- [The request]: Write out the listing below without alteration, omitting its pictures.
-- START --
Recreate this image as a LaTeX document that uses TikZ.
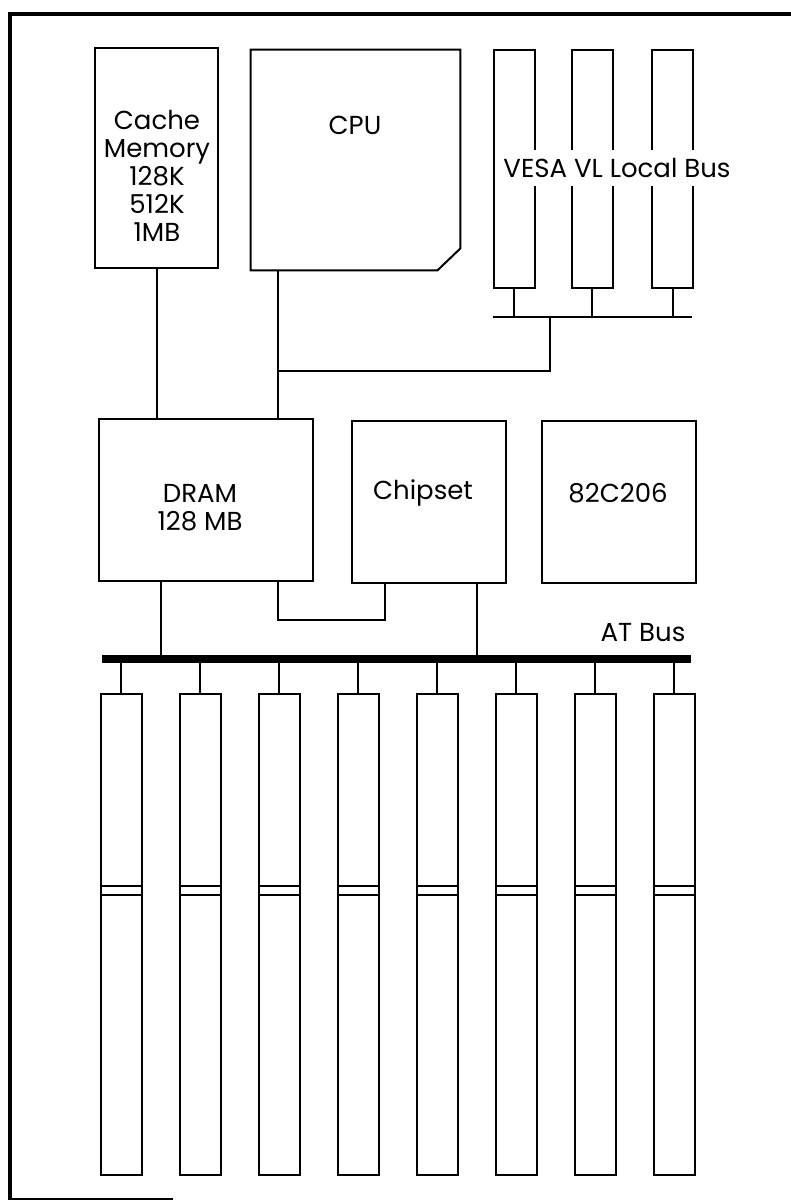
\documentclass[tikz,border=0pt]{standalone}
\usepackage{fontspec}
\setmainfont{Poppins}
\begin{document}
\begin{tikzpicture}[x=0.5pt,y=-0.5pt,
    box/.style={draw,line width=1pt,inner sep=0pt},
    slot/.style={draw,line width=1pt,inner sep=0pt,minimum width=20.5pt},
    wire/.style={line width=1pt},
    frame/.style={line width=2pt},
    atbus/.style={line width=4.2pt},
    txt/.style={font=\fontsize{13}{14}\selectfont,align=center,inner sep=1pt}]
    \useasboundingbox (0,0) rectangle (791,1200);
    % page frame
    \draw[frame] (791,14) -- (10,14) -- (10,1200);
    \draw[line width=0.6pt] (10,1199) -- (173,1199);
    % top row
    \node[box,minimum width=61.5pt,minimum height=110pt] (cache) at (156.5,158) {};
    \node[txt] (cachetxt) at (157,176) {Cache\\Memory\\128K\\512K\\1MB};
    \node[minimum width=104.5pt,minimum height=110pt,inner sep=0pt] (cpu) at (355.5,160) {};
    \draw[wire] (cpu.south west) -- (cpu.north west) -- (cpu.north east) -- ([yshift=11pt]cpu.south east) -- ([xshift=-11.5pt]cpu.south east) -- cycle;
    \node[txt] (cputxt) at (355,125) {CPU};
    \node[slot,minimum height=119pt] (vesa1) at (514,169) {};
    \node[slot,minimum height=119pt] (vesa2) at (592,169) {};
    \node[slot,minimum height=119pt] (vesa3) at (672.5,169) {};
    \node[txt,fill=white,inner ysep=4pt,inner xsep=0pt] (vesatxt) at (617,168) {VESA VL Local Bus};
    % local bus
    \coordinate (vlb-w) at (493,317);
    \coordinate (vlb-e) at (692,317);
    \coordinate (vlb-tap) at (550,317);
    \coordinate (cpuport) at (278,270);
    \coordinate (cpu-tee) at (278,371);
    \draw[wire] (vlb-w) -- (vlb-e);
    \foreach \s in {vesa1,vesa2,vesa3}
        \draw[wire] (\s.south) -- (\s.south |- vlb-w);
    \draw[wire] (vlb-tap) |- (cpu-tee);
    % middle row
    \node[box,minimum width=107pt,minimum height=81pt] (dram) at (206,500) {};
    \node[txt] (dramtxt) at (200,507.5) {DRAM\\128 MB};
    \node[box,minimum width=77pt,minimum height=81pt] (chipset) at (429,502) {};
    \node[txt] (chipsettxt) at (423,493) {Chipset};
    \node[box,minimum width=77pt,minimum height=81pt] (ioc) at (619,502) {};
    \node[txt] (ioctxt) at (618,493) {82C206};
    \draw[wire] (cache.south) -- (cache.south |- dram.north);
    \draw[wire] (cpuport) -- (cpuport |- dram.north);
    \draw[wire] (dram.south -| cpuport) -- ++(0,38) -| (chipset.south -| 385,0);
    % AT bus
    \coordinate (atb-w) at (102,659);
    \coordinate (atb-e) at (691,659);
    \draw[atbus] (atb-w) -- (atb-e);
    \node[txt,anchor=center] (attxt) at (643,633) {AT Bus};
    \draw[wire] (dram.south -| 161,0) -- (161,659);
    \draw[wire] (chipset.south -| 477,0) -- (477,659);
    \foreach \i in {1,...,8} {
        \node[slot,minimum height=240.5pt] (isa\i) at ({121+(\i-1)*79},934.5) {};
        \draw[wire] (isa\i.north) -- (isa\i.north |- atb-w);
        \draw[wire] (isa\i.west |- 0,886) -- (isa\i.east |- 0,886);
        \draw[wire] (isa\i.west |- 0,895) -- (isa\i.east |- 0,895);
    }
\end{tikzpicture}
\end{document}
-- END --
- [Finished task]:
Recreate this image as a LaTeX document that uses TikZ.
\documentclass[tikz,border=0pt]{standalone}
\usepackage{fontspec}
\setmainfont{Poppins}
\begin{document}
\begin{tikzpicture}[x=0.5pt,y=-0.5pt,
    box/.style={draw,line width=1pt,inner sep=0pt},
    slot/.style={draw,line width=1pt,inner sep=0pt,minimum width=20.5pt},
    wire/.style={line width=1pt},
    frame/.style={line width=2pt},
    atbus/.style={line width=4.2pt},
    txt/.style={font=\fontsize{13}{14}\selectfont,align=center,inner sep=1pt}]
    \useasboundingbox (0,0) rectangle (791,1200);
    % page frame
    \draw[frame] (791,14) -- (10,14) -- (10,1200);
    \draw[line width=0.6pt] (10,1199) -- (173,1199);
    % top row
    \node[box,minimum width=61.5pt,minimum height=110pt] (cache) at (156.5,158) {};
    \node[txt] (cachetxt) at (157,176) {Cache\\Memory\\128K\\512K\\1MB};
    \node[minimum width=104.5pt,minimum height=110pt,inner sep=0pt] (cpu) at (355.5,160) {};
    \draw[wire] (cpu.south west) -- (cpu.north west) -- (cpu.north east) -- ([yshift=11pt]cpu.south east) -- ([xshift=-11.5pt]cpu.south east) -- cycle;
    \node[txt] (cputxt) at (355,125) {CPU};
    \node[slot,minimum height=119pt] (vesa1) at (514,169) {};
    \node[slot,minimum height=119pt] (vesa2) at (592,169) {};
    \node[slot,minimum height=119pt] (vesa3) at (672.5,169) {};
    \node[txt,fill=white,inner ysep=4pt,inner xsep=0pt] (vesatxt) at (617,168) {VESA VL Local Bus};
    % local bus
    \coordinate (vlb-w) at (493,317);
    \coordinate (vlb-e) at (692,317);
    \coordinate (vlb-tap) at (550,317);
    \coordinate (cpuport) at (278,270);
    \coordinate (cpu-tee) at (278,371);
    \draw[wire] (vlb-w) -- (vlb-e);
    \foreach \s in {vesa1,vesa2,vesa3}
        \draw[wire] (\s.south) -- (\s.south |- vlb-w);
    \draw[wire] (vlb-tap) |- (cpu-tee);
    % middle row
    \node[box,minimum width=107pt,minimum height=81pt] (dram) at (206,500) {};
    \node[txt] (dramtxt) at (200,507.5) {DRAM\\128 MB};
    \node[box,minimum width=77pt,minimum height=81pt] (chipset) at (429,502) {};
    \node[txt] (chipsettxt) at (423,493) {Chipset};
    \node[box,minimum width=77pt,minimum height=81pt] (ioc) at (619,502) {};
    \node[txt] (ioctxt) at (618,493) {82C206};
    \draw[wire] (cache.south) -- (cache.south |- dram.north);
    \draw[wire] (cpuport) -- (cpuport |- dram.north);
    \draw[wire] (dram.south -| cpuport) -- ++(0,38) -| (chipset.south -| 385,0);
    % AT bus
    \coordinate (atb-w) at (102,659);
    \coordinate (atb-e) at (691,659);
    \draw[atbus] (atb-w) -- (atb-e);
    \node[txt,anchor=center] (attxt) at (643,633) {AT Bus};
    \draw[wire] (dram.south -| 161,0) -- (161,659);
    \draw[wire] (chipset.south -| 477,0) -- (477,659);
    \foreach \i in {1,...,8} {
        \node[slot,minimum height=240.5pt] (isa\i) at ({121+(\i-1)*79},934.5) {};
        \draw[wire] (isa\i.north) -- (isa\i.north |- atb-w);
        \draw[wire] (isa\i.west |- 0,886) -- (isa\i.east |- 0,886);
        \draw[wire] (isa\i.west |- 0,895) -- (isa\i.east |- 0,895);
    }
\end{tikzpicture}
\end{document}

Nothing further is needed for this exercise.